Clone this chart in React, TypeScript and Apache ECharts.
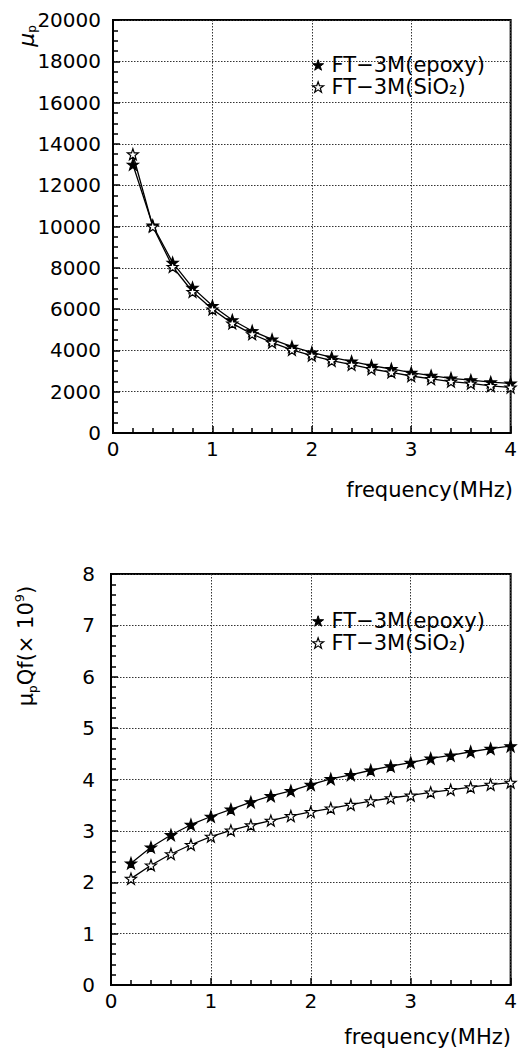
import React, { useEffect, useRef } from "react";
import * as echarts from "echarts";

const freq = [0.2, 0.4, 0.6, 0.8, 1.0, 1.2, 1.4, 1.6, 1.8, 2.0, 2.2, 2.4, 2.6, 2.8, 3.0, 3.2, 3.4, 3.6, 3.8, 4.0];
const muEpoxy = [13000, 10050, 8250, 7040, 6160, 5470, 4940, 4530, 4180, 3900, 3660, 3470, 3260, 3100, 2920, 2780, 2650, 2560, 2460, 2400];
const muSiO2 = [13500, 10000, 8050, 6840, 5990, 5310, 4790, 4380, 4030, 3750, 3500, 3310, 3100, 2940, 2760, 2620, 2490, 2400, 2280, 2210];
const qfEpoxy = [2.37, 2.68, 2.92, 3.12, 3.28, 3.42, 3.56, 3.68, 3.78, 3.9, 4.01, 4.09, 4.18, 4.26, 4.33, 4.41, 4.47, 4.54, 4.6, 4.65];
const qfSiO2 = [2.07, 2.33, 2.55, 2.73, 2.89, 3.01, 3.11, 3.2, 3.29, 3.37, 3.44, 3.51, 3.58, 3.64, 3.69, 3.75, 3.8, 3.85, 3.9, 3.94];

const nameEpoxy = "FT\u22123M(epoxy)";
const nameSiO2 = "FT\u22123M(SiO\u2082)";
const xTitle = "frequency(MHz)";

const STAR =
  "path://M0,-10L2.35,-3.24L9.51,-3.09L3.8,1.24L5.88,8.09L0,4L-5.88,8.09L-3.8,1.24L-9.51,-3.09L-2.35,-3.24Z";

const FONT = "DejaVu Sans";

function pairs(ys: number[]) {
  return freq.map((f, i) => [f, ys[i]]);
}

function xAxisCfg(gridIndex: number) {
  return {
    type: "value",
    gridIndex,
    min: 0,
    max: 4,
    interval: 1,
    axisLine: { show: true, lineStyle: { color: "#000", width: 2 } },
    axisTick: { show: true, inside: true, length: 7, lineStyle: { color: "#000", width: 1.5 } },
    minorTick: { show: true, splitNumber: 5, length: 5, lineStyle: { color: "#000", width: 1.5 } },
    splitLine: { show: true, lineStyle: { color: "#333", width: 1, type: [1.5, 1.5] } },
    axisLabel: { color: "#000", fontSize: 20, fontFamily: FONT, margin: 6, formatter: (v: number) => String(v) },
  };
}

function yAxisCfg(gridIndex: number, max: number, interval: number, minorSplit: number, margin: number) {
  return {
    type: "value",
    gridIndex,
    min: 0,
    max,
    interval,
    axisLine: { show: true, lineStyle: { color: "#000", width: 2 } },
    axisTick: { show: true, inside: true, length: 7, lineStyle: { color: "#000", width: 1.5 } },
    minorTick: { show: true, splitNumber: minorSplit, length: 5, lineStyle: { color: "#000", width: 1.5 } },
    splitLine: { show: true, lineStyle: { color: "#333", width: 1, type: [1.5, 1.5] } },
    axisLabel: { color: "#000", fontSize: 20, fontFamily: FONT, margin, formatter: (v: number) => String(v) },
  };
}

function seriesCfg(name: string, ys: number[], filled: boolean, idx: number) {
  return {
    type: "line",
    name,
    xAxisIndex: idx,
    yAxisIndex: idx,
    data: pairs(ys),
    symbol: STAR,
    symbolSize: 11,
    showAllSymbol: true,
    lineStyle: { color: "#000", width: 1.3 },
    itemStyle: { color: filled ? "#000" : "#fff", borderColor: "#000", borderWidth: 1.2 },
    z: 3,
  };
}

function legendCfg(top: number) {
  return {
    orient: "vertical",
    left: 307,
    top,
    itemWidth: 11,
    itemHeight: 11,
    itemGap: 0,
    icon: STAR,
    selectedMode: false,
    textStyle: { color: "#000", fontSize: 21, fontFamily: FONT, lineHeight: 22, padding: [0, 0, 0, 3] },
    data: [
      { name: nameEpoxy, itemStyle: { color: "#000", borderColor: "#000", borderWidth: 1 } },
      { name: nameSiO2, itemStyle: { color: "#fff", borderColor: "#000", borderWidth: 1.2 } },
    ],
  };
}

export default function App() {
  const ref = useRef<HTMLDivElement>(null);
  useEffect(() => {
    document.body.style.margin = "0";
    if (!ref.current) return;
    const chart = echarts.init(ref.current, null, { renderer: "svg" });
    chart.setOption({
      animation: false,
      backgroundColor: "#fff",
      grid: [
        { left: 113, top: 20, width: 400, height: 413, show: true, borderColor: "#000", borderWidth: 2 },
        { left: 111, top: 574, width: 401, height: 411, show: true, borderColor: "#000", borderWidth: 2 },
      ],
      xAxis: [xAxisCfg(0), xAxisCfg(1)],
      yAxis: [yAxisCfg(0, 20000, 2000, 4, 12), yAxisCfg(1, 8, 1, 5, 16)],
      legend: [legendCfg(49), legendCfg(605)],
      series: [
        seriesCfg(nameEpoxy, muEpoxy, true, 0),
        seriesCfg(nameSiO2, muSiO2, false, 0),
        seriesCfg(nameEpoxy, qfEpoxy, true, 1),
        seriesCfg(nameSiO2, qfSiO2, false, 1),
      ],
      graphic: [
        {
          type: "text",
          x: 513,
          y: 490,
          style: { text: xTitle, align: "right", verticalAlign: "middle", fontSize: 21, fontFamily: FONT, fill: "#000" },
        },
        {
          type: "text",
          x: 511,
          y: 1037,
          style: { text: xTitle, align: "right", verticalAlign: "middle", fontSize: 21, fontFamily: FONT, fill: "#000" },
        },
        {
          type: "text",
          x: 26,
          y: 36,
          rotation: Math.PI / 2,
          style: {
            text: "{a|\u03bc}{s|p}",
            align: "center",
            verticalAlign: "middle",
            fill: "#000",
            rich: {
              a: { fontSize: 22, fontFamily: FONT, fontStyle: "italic", lineHeight: 24, verticalAlign: "middle", fill: "#000" },
              s: { fontSize: 12, fontFamily: FONT, lineHeight: 24, verticalAlign: "bottom", fill: "#000" },
            },
          },
        },
        {
          type: "text",
          x: 26,
          y: 646,
          rotation: Math.PI / 2,
          style: {
            text: "{a|\u03bc}{s|p}{a|Qf(\u00d7 10}{u|9}{a|)}",
            align: "center",
            verticalAlign: "middle",
            fill: "#000",
            rich: {
              a: { fontSize: 21, fontFamily: FONT, lineHeight: 26, verticalAlign: "middle", fill: "#000" },
              s: { fontSize: 12, fontFamily: FONT, lineHeight: 26, verticalAlign: "bottom", fill: "#000" },
              u: { fontSize: 13, fontFamily: FONT, lineHeight: 26, verticalAlign: "top", fill: "#000" },
            },
          },
        },
      ],
    });
    return () => chart.dispose();
  }, []);
  return <div ref={ref} style={{ width: 520, height: 1055 }} />;
}
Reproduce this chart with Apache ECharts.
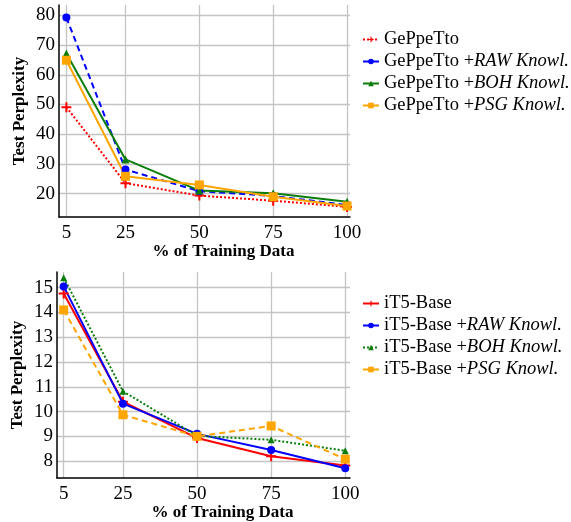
<!DOCTYPE html>
<html>
<head>
<meta charset="utf-8">
<script src="https://cdn.jsdelivr.net/npm/echarts@6/dist/echarts.min.js"></script>
<style>
  html, body { margin: 0; padding: 0; background: #fff; }
  #chart { width: 571px; height: 522px; }
</style>
</head>
<body>
<div id="chart"></div>
<script>
// x positions (% of training data)
var xVals = [5, 25, 50, 75, 100];
var xTicks = [5, 25, 50, 75, 100];

// GePpeTto (top panel)
var gepBase = [49.1, 23.5, 19.3, 17.6, 15.5];
var gepRaw  = [79.3, 28.1, 20.8, 19.2, 16.1];
var gepBoh  = [67.2, 31.5, 21.0, 20.1, 17.2];
var gepPsg  = [64.9, 25.8, 22.9, 18.9, 15.8];
var gepYTicks = [20, 30, 40, 50, 60, 70, 80];

// iT5-Base (bottom panel)
var it5Base = [14.76, 10.40, 8.93, 8.20, 7.82];
var it5Raw  = [15.05, 10.32, 9.10, 8.45, 7.71];
var it5Boh  = [15.40, 10.82, 9.02, 8.86, 8.42];
var it5Psg  = [14.10, 9.87, 9.00, 9.42, 8.08];
var it5YTicks = [8, 9, 10, 11, 12, 13, 14, 15];

var FONT = "Liberation Serif";
var PLUS = 'path://M4,0H6V4H10V6H6V10H4V6H0V4H4Z';
var DOT = [2, 2], DASH = [6, 4];

function pairs(vals) {
    return xVals.map(function(x, i) { return [x, vals[i]]; });
}

function mkSeries(name, vals, idx, color, symbol, size, dash) {
    return {
        name: name, type: 'line',
        xAxisIndex: idx, yAxisIndex: idx,
        data: pairs(vals),
        symbol: symbol, symbolSize: size,
        itemStyle: { color: color },
        lineStyle: { color: color, width: 2, type: dash || 'solid' },
        emphasis: { disabled: true },
        animation: false
    };
}

function xAxis(idx, min, max) {
    return {
        type: 'value', gridIndex: idx, min: min, max: max,
        name: '% of Training Data', nameLocation: 'middle', nameGap: 26,
        nameMoveOverlap: false,
        nameTextStyle: { fontFamily: FONT, fontSize: 17, fontWeight: 'bold', color: '#000', padding: [0, 0, 0, 38] },
        axisLine: { lineStyle: { color: '#000', width: 1.5 } },
        axisTick: { show: false, customValues: xTicks },
        axisLabel: { customValues: xTicks, fontFamily: FONT, fontSize: 19, color: '#000', margin: 7 },
        splitLine: { show: true, lineStyle: { color: '#c4c4c4', width: 1.3 } }
    };
}

function yAxis(idx, min, max, ticks) {
    return {
        type: 'value', gridIndex: idx, min: min, max: max,
        name: 'Test Perplexity', nameLocation: 'middle', nameGap: 31,
        nameMoveOverlap: false,
        nameTextStyle: { fontFamily: FONT, fontSize: 17, fontWeight: 'bold', color: '#000' },
        axisLine: { show: true, lineStyle: { color: '#000', width: 1.5 } },
        axisTick: { show: false, customValues: ticks },
        axisLabel: { customValues: ticks, fontFamily: FONT, fontSize: 19, color: '#000', margin: 4 },
        splitLine: { show: true, lineStyle: { color: '#c4c4c4', width: 1.3 } }
    };
}

function legendFmt(name) {
    var k = name.indexOf('+');
    if (k < 0) return name;
    return name.slice(0, k + 1) + '{i|' + name.slice(k + 1) + '}';
}

function legend(top, names) {
    return {
        left: 357, top: top, orient: 'vertical',
        itemWidth: 16, itemHeight: 7, itemGap: 3,
        data: names, formatter: legendFmt,
        selectedMode: false,
        textStyle: {
            fontFamily: FONT, fontSize: 18.5, color: '#000',
            rich: { i: { fontFamily: FONT, fontSize: 18.5, fontStyle: 'italic', color: '#000' } }
        }
    };
}

var gepNames = ['GePpeTto', 'GePpeTto +RAW Knowl.', 'GePpeTto +BOH Knowl.', 'GePpeTto +PSG Knowl.'];
var it5Names = ['iT5-Base', 'iT5-Base +RAW Knowl.', 'iT5-Base +BOH Knowl.', 'iT5-Base +PSG Knowl.'];

var myChart = echarts.init(document.getElementById('chart'));
myChart.setOption({
    backgroundColor: '#fff',
    animation: false,
    grid: [
        { left: 59, top: 5, width: 291, height: 212 },
        { left: 57, top: 272, width: 293, height: 207 }
    ],
    xAxis: [xAxis(0, 2.5, 101), xAxis(1, 2.75, 101.6)],
    yAxis: [yAxis(0, 12.1, 83.5, gepYTicks), yAxis(1, 7.32, 15.63, it5YTicks)],
    legend: [legend(25, gepNames), legend(289, it5Names)],
    series: [
        mkSeries(gepNames[0], gepBase, 0, '#ff0000', PLUS, 10, DOT),
        mkSeries(gepNames[1], gepRaw, 0, '#0000ff', 'circle', 8, DASH),
        mkSeries(gepNames[2], gepBoh, 0, '#0a7d0a', 'triangle', 8),
        mkSeries(gepNames[3], gepPsg, 0, '#ffa500', 'rect', 9),
        mkSeries(it5Names[0], it5Base, 1, '#ff0000', PLUS, 10),
        mkSeries(it5Names[1], it5Raw, 1, '#0000ff', 'circle', 8),
        mkSeries(it5Names[2], it5Boh, 1, '#0a7d0a', 'triangle', 7, DOT),
        mkSeries(it5Names[3], it5Psg, 1, '#ffa500', 'rect', 9, DASH)
    ]
});
</script>
</body>
</html>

· · · · ·

YOUR INSTRUCTIONS:
Leave out the pictures and restate, word for word, the lines from the top of the data through the line containing "import * as", both included.

RIGHT ANSWER:
Clone this chart in React, TypeScript and Apache ECharts.
import React, { useEffect, useRef } from "react";
import * as echarts from "echarts";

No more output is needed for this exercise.